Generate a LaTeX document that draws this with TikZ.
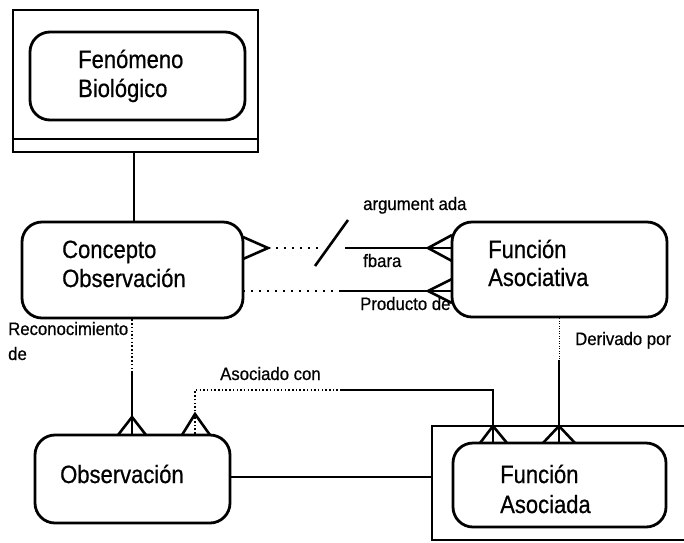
\documentclass[tikz,border=0pt]{standalone}
\usepackage{fontspec}
\newfontfamily\boxfont{Liberation Sans}[FakeStretch=0.88,FakeBold=0.6]
\newfontfamily\lblfont{Liberation Sans}[FakeStretch=0.93,FakeBold=0.6]
\begin{document}
\begin{tikzpicture}[x=1pt,y=-1pt,
  entity/.style={draw, line width=2.8pt, rounded corners=20pt, inner sep=0pt},
  frame/.style={draw, line width=2.4pt},
  link/.style={line width=2.6pt},
  dotlink/.style={line width=2.2pt, dash pattern=on 2pt off 6pt},
  finedots/.style={line width=1.8pt, dash pattern=on 1.5pt off 2.2pt},
  thindots/.style={line width=1pt, dash pattern=on 1pt off 1.5pt},
  boxtxt/.style={inner sep=0pt, anchor=base west, font=\boxfont\fontsize{25}{28}\selectfont},
  lbl/.style={inner sep=0pt, anchor=base west, font=\lblfont\fontsize{18}{20}\selectfont}]
\useasboundingbox (0,0) rectangle (684,542);

% --- Fenómeno Biológico (framed, double bottom rule)
\draw[frame] (13,10) rectangle (258,152);
\draw[frame] (13,139) -- (258,139);
\node[entity, minimum width=215pt, minimum height=88pt] (fen) at (137.5,76) {};
\node[boxtxt] (fen1) at (78,68) {Fenómeno};
\node[boxtxt] (fen2) at (78,97) {Biológico};
\coordinate (fenout) at (134,152);

% --- Concepto Observación
\node[entity, minimum width=221pt, minimum height=96pt] (co) at (132.5,270) {};
\node[boxtxt] (co1) at (62,258) {Concepto};
\node[boxtxt] (co2) at (62,287) {Observación};

% --- Función Asociativa
\node[entity, minimum width=215pt, minimum height=95pt] (fa) at (559.5,269.5) {};
\node[boxtxt] (fa1) at (488,258) {Función};
\node[boxtxt] (fa2) at (488,286) {Asociativa};

% --- Observación
\node[entity, minimum width=195pt, minimum height=88pt] (ob) at (132.5,479) {};
\node[boxtxt] (ob1) at (60,483) {Observación};

% --- Función Asociada (frame open on the right)
\draw[frame] (684,426) -- (432,426) -- (432,540) -- (684,540);
\coordinate (fadframe) at (432,477);
\node[entity, minimum width=213pt, minimum height=84pt] (fad) at (559.5,485) {};
\node[boxtxt] (fad1) at (500,483) {Función};
\node[boxtxt] (fad2) at (500,513) {Asociada};

% --- Fenómeno -- Concepto
\draw[link] (fenout) -- (co.north -| fenout);

% --- Concepto -> Función Asociativa (argumentada para)
\coordinate (a1) at (268,248);
\coordinate (a2) at (322,248);
\coordinate (a3) at (345,248);
\coordinate (a4) at (428,248);
\draw[link] (243,237) -- (a1) -- (243,259);
\draw[dotlink] (a1) -- (a2);
\draw[link] (315,266) -- (348,220);
\draw[link] (a3) -- (a4);
\draw[link] (452,235) -- (a4) -- (452,261);
\draw[link] (a4) -- (a4 -| fa.west);

% --- Concepto -> Función Asociativa (producto de)
\coordinate (b0) at (243,291);
\coordinate (b1) at (340,291);
\coordinate (b2) at (428,291);
\draw[dotlink] (b0) -- (b1);
\draw[link] (b1) -- (b2);
\draw[link] (452,279) -- (b2) -- (452,303);
\draw[link] (b2) -- (b2 -| fa.west);

% --- Concepto -> Observación (reconocimiento de)
\coordinate (r1) at (132,372);
\coordinate (r2) at (132,417);
\draw[finedots] (co.south -| r1) -- (r1);
\draw[link] (r1) -- (ob.north -| r1);
\draw[link] (118,435) -- (r2) -- (146,435);

% --- Observación -> Función Asociada (asociado con)
\coordinate (s1) at (195,390);
\coordinate (s2) at (340,390);
\coordinate (s3) at (493,390);
\coordinate (s4) at (493,426);
\coordinate (s5) at (195,414);
\draw[finedots] (ob.north -| s1) -- (s1) -- (s2);
\draw[link] (s2) -- (s3) -- (s4);
\draw[link] (182,435) -- (s5) -- (210,435);
\draw[link] (s4) -- (fad.north -| s4);
\draw[link] (480,443) -- (s4) -- (507,443);

% --- Función Asociativa -> Función Asociada (derivado por)
\coordinate (d1) at (559,360);
\coordinate (d2) at (559,426);
\draw[thindots] (fa.south -| d1) -- (d1);
\draw[link] (d1) -- (d2) -- (fad.north -| d2);
\draw[link] (543,443) -- (d2) -- (575,443);

% --- Observación -- Función Asociada frame
\draw[link] (ob.east |- fadframe) -- (fadframe);

% --- relationship labels
\node[lbl] (l1) at (363,210) {argument ada};
\node[lbl] (l2) at (363,267) {fbara};
\node[lbl] (l3) at (360,310) {Producto de};
\node[lbl] (l4) at (8,335) {Reconocimiento};
\node[lbl] (l5) at (8,360) {de};
\node[lbl] (l6) at (220,380) {Asociado con};
\node[lbl] (l7) at (575,345) {Derivado por};
\end{tikzpicture}
\end{document}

########

▶ WHAT IS EXPECTED: Repeat the listing above exactly from its first line to the line containing "(fa2) at (488,286)", both included, and omit the pictures.

▶ WORKED SOLUTION:
Generate a LaTeX document that draws this with TikZ.
\documentclass[tikz,border=0pt]{standalone}
\usepackage{fontspec}
\newfontfamily\boxfont{Liberation Sans}[FakeStretch=0.88,FakeBold=0.6]
\newfontfamily\lblfont{Liberation Sans}[FakeStretch=0.93,FakeBold=0.6]
\begin{document}
\begin{tikzpicture}[x=1pt,y=-1pt,
  entity/.style={draw, line width=2.8pt, rounded corners=20pt, inner sep=0pt},
  frame/.style={draw, line width=2.4pt},
  link/.style={line width=2.6pt},
  dotlink/.style={line width=2.2pt, dash pattern=on 2pt off 6pt},
  finedots/.style={line width=1.8pt, dash pattern=on 1.5pt off 2.2pt},
  thindots/.style={line width=1pt, dash pattern=on 1pt off 1.5pt},
  boxtxt/.style={inner sep=0pt, anchor=base west, font=\boxfont\fontsize{25}{28}\selectfont},
  lbl/.style={inner sep=0pt, anchor=base west, font=\lblfont\fontsize{18}{20}\selectfont}]
\useasboundingbox (0,0) rectangle (684,542);

% --- Fenómeno Biológico (framed, double bottom rule)
\draw[frame] (13,10) rectangle (258,152);
\draw[frame] (13,139) -- (258,139);
\node[entity, minimum width=215pt, minimum height=88pt] (fen) at (137.5,76) {};
\node[boxtxt] (fen1) at (78,68) {Fenómeno};
\node[boxtxt] (fen2) at (78,97) {Biológico};
\coordinate (fenout) at (134,152);

% --- Concepto Observación
\node[entity, minimum width=221pt, minimum height=96pt] (co) at (132.5,270) {};
\node[boxtxt] (co1) at (62,258) {Concepto};
\node[boxtxt] (co2) at (62,287) {Observación};

% --- Función Asociativa
\node[entity, minimum width=215pt, minimum height=95pt] (fa) at (559.5,269.5) {};
\node[boxtxt] (fa1) at (488,258) {Función};
\node[boxtxt] (fa2) at (488,286) {Asociativa};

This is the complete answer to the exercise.